Leave the pictures out and print every record below exactly as it stands.

**** Supplied material

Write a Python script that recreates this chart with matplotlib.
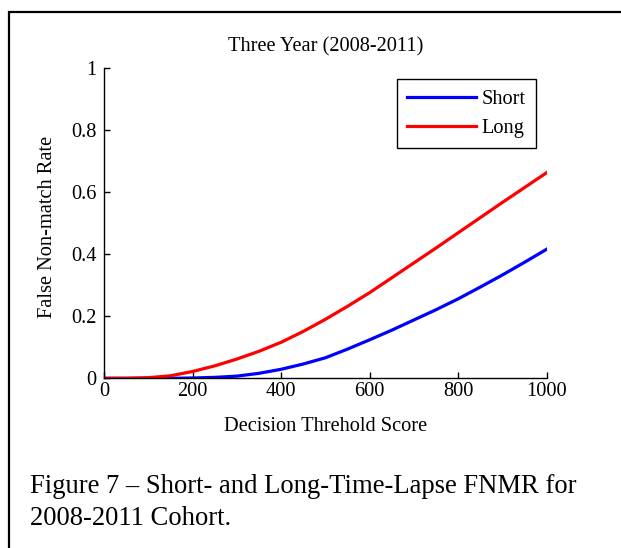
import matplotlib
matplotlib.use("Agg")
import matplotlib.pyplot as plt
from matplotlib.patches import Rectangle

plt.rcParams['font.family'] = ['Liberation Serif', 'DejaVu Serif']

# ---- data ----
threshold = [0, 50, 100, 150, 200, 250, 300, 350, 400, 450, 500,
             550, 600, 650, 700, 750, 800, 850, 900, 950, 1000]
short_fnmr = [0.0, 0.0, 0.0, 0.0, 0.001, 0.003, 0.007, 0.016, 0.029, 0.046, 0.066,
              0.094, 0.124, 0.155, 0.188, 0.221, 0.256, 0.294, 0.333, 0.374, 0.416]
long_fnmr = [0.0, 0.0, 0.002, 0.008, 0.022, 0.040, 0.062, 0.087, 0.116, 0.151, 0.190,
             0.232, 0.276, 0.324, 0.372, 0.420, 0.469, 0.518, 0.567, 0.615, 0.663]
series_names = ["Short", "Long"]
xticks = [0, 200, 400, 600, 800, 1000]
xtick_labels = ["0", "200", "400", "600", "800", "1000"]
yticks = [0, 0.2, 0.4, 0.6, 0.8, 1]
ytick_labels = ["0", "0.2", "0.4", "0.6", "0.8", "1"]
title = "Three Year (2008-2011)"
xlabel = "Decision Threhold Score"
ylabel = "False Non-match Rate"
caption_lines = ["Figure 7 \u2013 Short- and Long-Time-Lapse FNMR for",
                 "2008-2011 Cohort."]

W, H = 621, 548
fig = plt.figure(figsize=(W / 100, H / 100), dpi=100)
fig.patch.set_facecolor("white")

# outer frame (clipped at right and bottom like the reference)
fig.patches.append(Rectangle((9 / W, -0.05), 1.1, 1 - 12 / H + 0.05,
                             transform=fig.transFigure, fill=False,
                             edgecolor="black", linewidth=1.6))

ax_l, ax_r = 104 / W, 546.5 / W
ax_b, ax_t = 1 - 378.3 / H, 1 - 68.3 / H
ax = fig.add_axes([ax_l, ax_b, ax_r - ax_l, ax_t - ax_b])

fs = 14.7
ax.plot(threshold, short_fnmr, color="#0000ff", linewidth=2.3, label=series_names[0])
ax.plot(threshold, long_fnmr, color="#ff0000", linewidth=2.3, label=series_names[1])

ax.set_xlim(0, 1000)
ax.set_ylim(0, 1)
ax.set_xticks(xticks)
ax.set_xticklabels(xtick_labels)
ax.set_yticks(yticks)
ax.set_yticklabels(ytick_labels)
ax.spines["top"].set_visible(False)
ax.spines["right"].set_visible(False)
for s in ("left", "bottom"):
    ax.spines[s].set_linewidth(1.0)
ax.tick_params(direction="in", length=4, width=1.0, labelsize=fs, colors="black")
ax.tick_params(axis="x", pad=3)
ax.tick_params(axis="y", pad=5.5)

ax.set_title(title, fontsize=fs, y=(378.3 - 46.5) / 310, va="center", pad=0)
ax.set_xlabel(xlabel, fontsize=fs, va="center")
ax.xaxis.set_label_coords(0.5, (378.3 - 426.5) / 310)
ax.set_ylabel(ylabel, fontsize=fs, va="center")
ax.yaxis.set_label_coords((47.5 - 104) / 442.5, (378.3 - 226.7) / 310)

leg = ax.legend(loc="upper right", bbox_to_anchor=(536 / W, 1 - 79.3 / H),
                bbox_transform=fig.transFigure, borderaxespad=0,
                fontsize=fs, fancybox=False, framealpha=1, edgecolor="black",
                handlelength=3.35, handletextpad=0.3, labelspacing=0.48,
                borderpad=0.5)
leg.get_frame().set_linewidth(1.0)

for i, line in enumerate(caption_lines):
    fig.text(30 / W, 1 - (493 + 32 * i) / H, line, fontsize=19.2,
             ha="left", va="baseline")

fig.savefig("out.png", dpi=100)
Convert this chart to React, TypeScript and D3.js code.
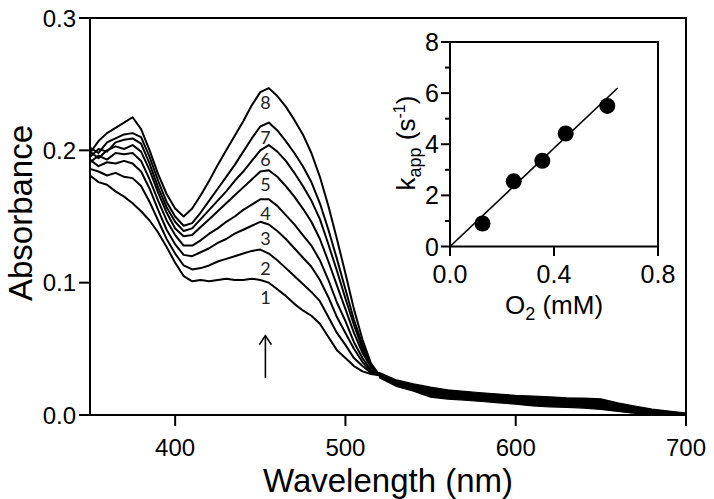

********

Output of the exercise:
Write a Python script that recreates this chart with matplotlib.
import matplotlib
matplotlib.use("Agg")
import matplotlib.pyplot as plt
from matplotlib.patches import Rectangle

plt.rcParams['font.family'] = ['Liberation Serif', 'DejaVu Serif']

# ---- data ----
threshold = [0, 50, 100, 150, 200, 250, 300, 350, 400, 450, 500,
             550, 600, 650, 700, 750, 800, 850, 900, 950, 1000]
short_fnmr = [0.0, 0.0, 0.0, 0.0, 0.001, 0.003, 0.007, 0.016, 0.029, 0.046, 0.066,
              0.094, 0.124, 0.155, 0.188, 0.221, 0.256, 0.294, 0.333, 0.374, 0.416]
long_fnmr = [0.0, 0.0, 0.002, 0.008, 0.022, 0.040, 0.062, 0.087, 0.116, 0.151, 0.190,
             0.232, 0.276, 0.324, 0.372, 0.420, 0.469, 0.518, 0.567, 0.615, 0.663]
series_names = ["Short", "Long"]
xticks = [0, 200, 400, 600, 800, 1000]
xtick_labels = ["0", "200", "400", "600", "800", "1000"]
yticks = [0, 0.2, 0.4, 0.6, 0.8, 1]
ytick_labels = ["0", "0.2", "0.4", "0.6", "0.8", "1"]
title = "Three Year (2008-2011)"
xlabel = "Decision Threhold Score"
ylabel = "False Non-match Rate"
caption_lines = ["Figure 7 \u2013 Short- and Long-Time-Lapse FNMR for",
                 "2008-2011 Cohort."]

W, H = 621, 548
fig = plt.figure(figsize=(W / 100, H / 100), dpi=100)
fig.patch.set_facecolor("white")

# outer frame (clipped at right and bottom like the reference)
fig.patches.append(Rectangle((9 / W, -0.05), 1.1, 1 - 12 / H + 0.05,
                             transform=fig.transFigure, fill=False,
                             edgecolor="black", linewidth=1.6))

ax_l, ax_r = 104 / W, 546.5 / W
ax_b, ax_t = 1 - 378.3 / H, 1 - 68.3 / H
ax = fig.add_axes([ax_l, ax_b, ax_r - ax_l, ax_t - ax_b])

fs = 14.7
ax.plot(threshold, short_fnmr, color="#0000ff", linewidth=2.3, label=series_names[0])
ax.plot(threshold, long_fnmr, color="#ff0000", linewidth=2.3, label=series_names[1])

ax.set_xlim(0, 1000)
ax.set_ylim(0, 1)
ax.set_xticks(xticks)
ax.set_xticklabels(xtick_labels)
ax.set_yticks(yticks)
ax.set_yticklabels(ytick_labels)
ax.spines["top"].set_visible(False)
ax.spines["right"].set_visible(False)
for s in ("left", "bottom"):
    ax.spines[s].set_linewidth(1.0)
ax.tick_params(direction="in", length=4, width=1.0, labelsize=fs, colors="black")
ax.tick_params(axis="x", pad=3)
ax.tick_params(axis="y", pad=5.5)

ax.set_title(title, fontsize=fs, y=(378.3 - 46.5) / 310, va="center", pad=0)
ax.set_xlabel(xlabel, fontsize=fs, va="center")
ax.xaxis.set_label_coords(0.5, (378.3 - 426.5) / 310)
ax.set_ylabel(ylabel, fontsize=fs, va="center")
ax.yaxis.set_label_coords((47.5 - 104) / 442.5, (378.3 - 226.7) / 310)

leg = ax.legend(loc="upper right", bbox_to_anchor=(536 / W, 1 - 79.3 / H),
                bbox_transform=fig.transFigure, borderaxespad=0,
                fontsize=fs, fancybox=False, framealpha=1, edgecolor="black",
                handlelength=3.35, handletextpad=0.3, labelspacing=0.48,
                borderpad=0.5)
leg.get_frame().set_linewidth(1.0)

for i, line in enumerate(caption_lines):
    fig.text(30 / W, 1 - (493 + 32 * i) / H, line, fontsize=19.2,
             ha="left", va="baseline")

fig.savefig("out.png", dpi=100)
Convert this chart to React, TypeScript and D3.js code.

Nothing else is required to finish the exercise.